AIM OF THE TASK: Reproduce all the lines below exactly and omit the images.

DATA SHOWN:
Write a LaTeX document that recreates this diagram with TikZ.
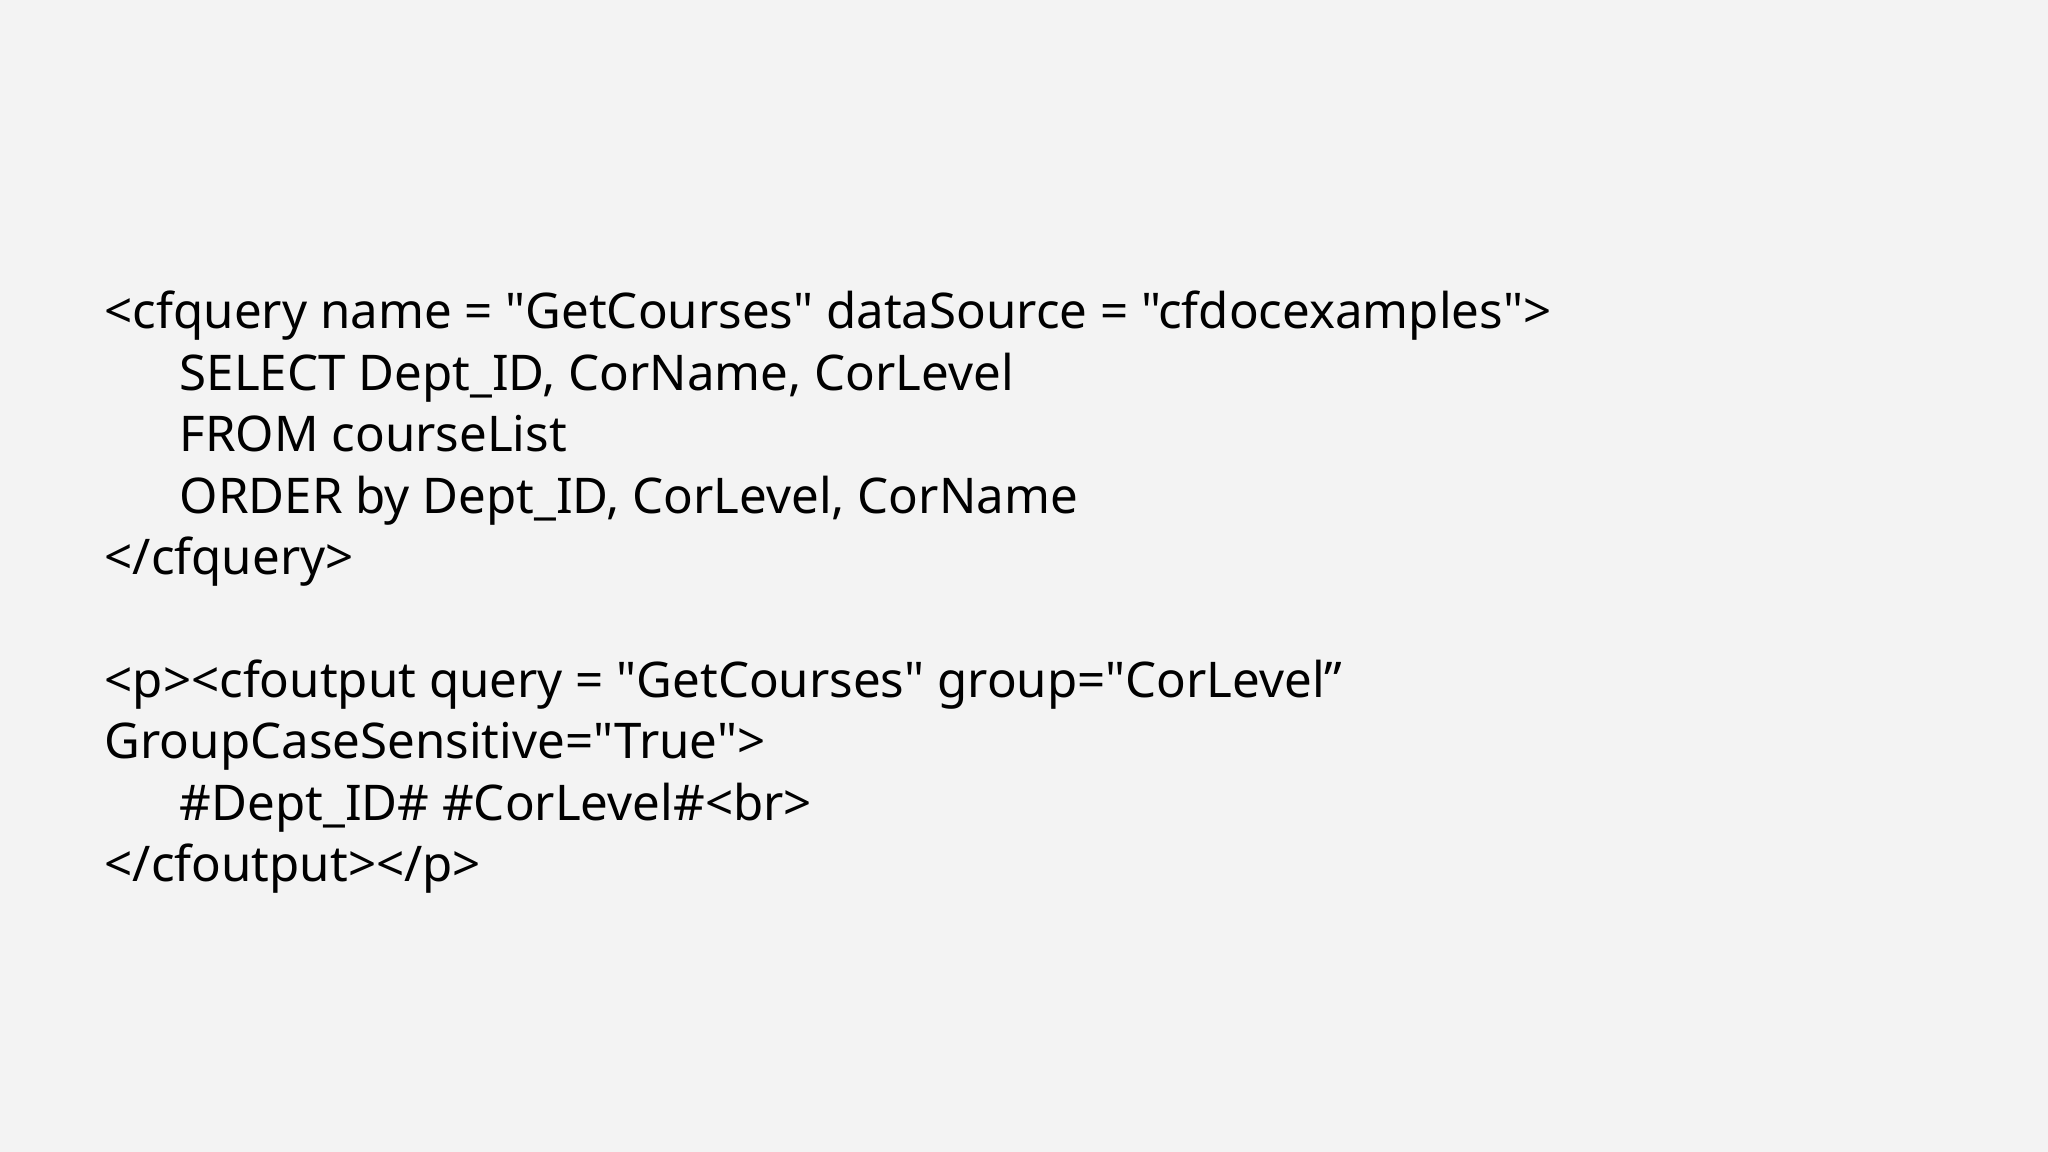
\documentclass[tikz,border=0pt]{standalone}
\usepackage{fontspec}
\newfontfamily\codefont{Noto Sans}
\definecolor{bg}{HTML}{F3F3F3}
\tikzset{code/.style={anchor=base west,inner sep=0pt,font=\codefont\fontsize{14}{16}\selectfont}}

\begin{document}
\begin{tikzpicture}

	\fill[bg] (0,0) rectangle (20.48,11.52);

	\node[code] (q0) at (1.04,8.23) {<cfquery name = "GetCourses" dataSource = "cfdocexamples">};
	\node[code] (q1) at (1.79,7.616) {SELECT Dept\_ID, CorName, CorLevel};
	\node[code] (q2) at (1.79,7.002) {FROM courseList};
	\node[code] (q3) at (1.79,6.388) {ORDER by Dept\_ID, CorLevel, CorName};
	\node[code] (q4) at (1.04,5.774) {</cfquery>};

	\node[code] (o0) at (1.04,4.546) {<p><cfoutput query = "GetCourses" group="CorLevel”};
	\node[code] (o1) at (1.04,3.932) {GroupCaseSensitive="True">};
	\node[code] (o2) at (1.79,3.318) {\#Dept\_ID\# \#CorLevel\#<br>};
	\node[code] (o3) at (1.04,2.704) {</cfoutput></p>};

\end{tikzpicture}
\end{document}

FINAL RESULT:
Write a LaTeX document that recreates this diagram with TikZ.
\documentclass[tikz,border=0pt]{standalone}
\usepackage{fontspec}
\newfontfamily\codefont{Noto Sans}
\definecolor{bg}{HTML}{F3F3F3}
\tikzset{code/.style={anchor=base west,inner sep=0pt,font=\codefont\fontsize{14}{16}\selectfont}}

\begin{document}
\begin{tikzpicture}

	\fill[bg] (0,0) rectangle (20.48,11.52);

	\node[code] (q0) at (1.04,8.23) {<cfquery name = "GetCourses" dataSource = "cfdocexamples">};
	\node[code] (q1) at (1.79,7.616) {SELECT Dept\_ID, CorName, CorLevel};
	\node[code] (q2) at (1.79,7.002) {FROM courseList};
	\node[code] (q3) at (1.79,6.388) {ORDER by Dept\_ID, CorLevel, CorName};
	\node[code] (q4) at (1.04,5.774) {</cfquery>};

	\node[code] (o0) at (1.04,4.546) {<p><cfoutput query = "GetCourses" group="CorLevel”};
	\node[code] (o1) at (1.04,3.932) {GroupCaseSensitive="True">};
	\node[code] (o2) at (1.79,3.318) {\#Dept\_ID\# \#CorLevel\#<br>};
	\node[code] (o3) at (1.04,2.704) {</cfoutput></p>};

\end{tikzpicture}
\end{document}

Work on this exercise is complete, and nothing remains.